Proof: Consider the Lyapunov function
\begin{equation} V(S,I) = \left(S-S_2^*\right)+ \left( I-I_2^*\right) -S_2^* \ln \frac{S}{S_2^*} - I_2^* \ln \frac{I}{I_2^*}. \end{equation}
This function is positive definite since $V\left(S,I\right) \geq 0$ and $V\left(S,I\right)=0$ at the equilibrium point $e_2$. The derivative of $V$ along solutions of (2.3) and (2.4) we have
\begin{align*} \dot V &= \dot S +\dot I - \frac{S_2^*}{S}\dot S-\frac{I_2^*}{I}\dot I\\ &= \nu(1-S) -\beta S I + \beta S I -\nu I -\frac{\nu}{\beta S}\left( \nu -\nu S -\beta S I \right) - I_2^*\left(\beta S - \nu\right)\\ &= \nu(1-S) -\frac{\nu}{\beta S}\left( \nu -\nu S \right) - I_2^*\left(\beta S - \nu\right)\\ &= \nu(1-S) -\frac{\nu}{\beta S}\left( \nu -\nu S \right) - \left(1-S_2^*\right)\left(\beta S - \beta S_2^*\right)\\ &= \nu(1-S)\left[1-\frac{\nu}{\beta S}\right] - \left(1-S_2^*\right)\left(\beta S - \beta S_2^*\right)\\[1ex] &= \nu(1-S)\left[\frac{\beta S -\beta S_2^*}{\beta S}\right] - \left(1-S_2^*\right)\left(\beta S - \beta S_2^*\right)\\[1ex] &= \nu\beta\left(S-S_2^*\right)\left[\frac{1-S}{\beta S} -\frac{1-S_2^*}{\beta S_2^*} \right]\\[1ex] &= -\nu\beta\left(S_2^*-S\right)\left[\frac{\beta S_2^*\left(1-S\right) - \beta S\left(1-S_2^*\right)}{\beta S\left(\beta S_2^*\right)}\right]\\[1ex] &= -\beta\left(S_2^*-S\right)\left[\frac{\beta S_2^* -\beta S}{\beta S}\right]\\[1ex] &= -\beta\left(S_2^*-S\right)^2\left[\frac{1}{S}\right]\\[1ex] & \leq 0 \end{align*}
We notice $\dot V$ is always negative with the exception of the special case where $S$ and $I$ take on the the endemic equilibrium values, thus we can say $\dot V$ is semi positive definite. We see, when $S\rightarrow 0$ or $S \rightarrow \infty$, $\dot V \rightarrow \infty$. Similarly, when $I\rightarrow 0$ or $I \rightarrow \infty$, $\dot V \rightarrow \infty$. We can now conclude that $V$ is a Lyapunov function for our system and according to Lyapunov stability theorems, the endemic equilibrium $e_2$ is globally asymptotically stable in $\Omega$.

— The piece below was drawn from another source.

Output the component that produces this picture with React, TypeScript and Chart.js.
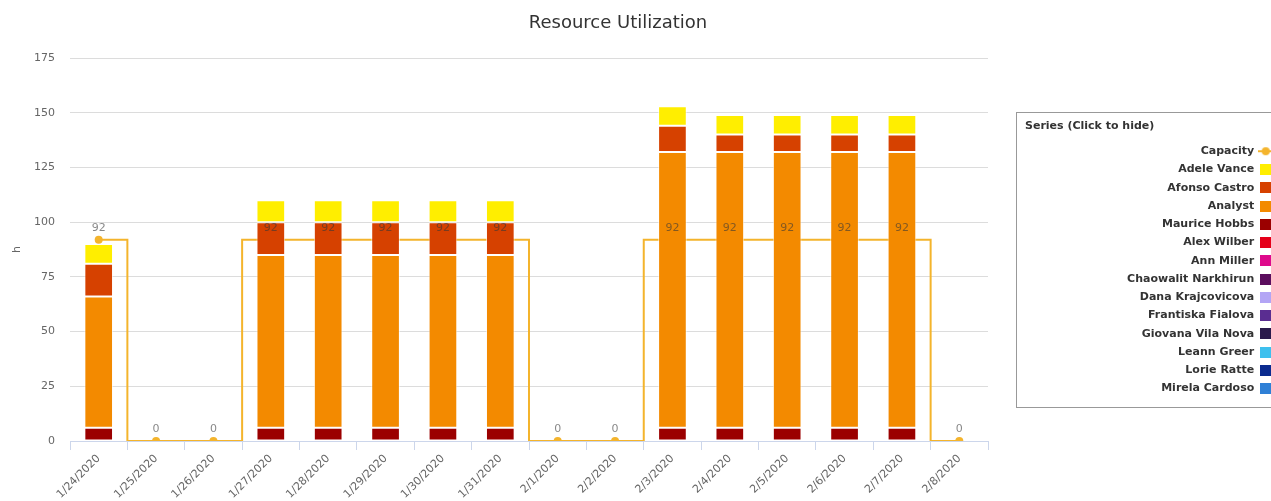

This is just in reference to the $\mu=\nu$ case. In this case one can check that $\dot{N}=0$ so we may consider it as a fixed variable. We now compute that $$\dot{I}=\frac{\beta}{N}(N-I)I-(\gamma+\nu)I=-\frac{\beta}{N}I^2+bI,$$
where we notate $b=\beta-\gamma-\nu$. We assume that $b\neq 0$, though this case can be dealt with similarly. This admits two stable points, $I=0$ and $I=bN/\beta$. This equation is solved by $I=0$ and $$I(t)=\frac{b\exp(bt)}{c+N^{-1}\beta\exp(bt)},$$
The behavior around $c\sim 0$ corrosponds to $I=bN/\beta$, and the behavior around $c^{-1}\sim 0$ corrosponds to $I=0$.
For $b<0$, the point $I=0$ is stable, and $I=bN/\beta$ is unstable. When $b>0$ the point $I=0$ is unstable, and $I=bN/\beta$ is stable. In both cases, the Lyponauv exponent away from the unstable point is $|b|$.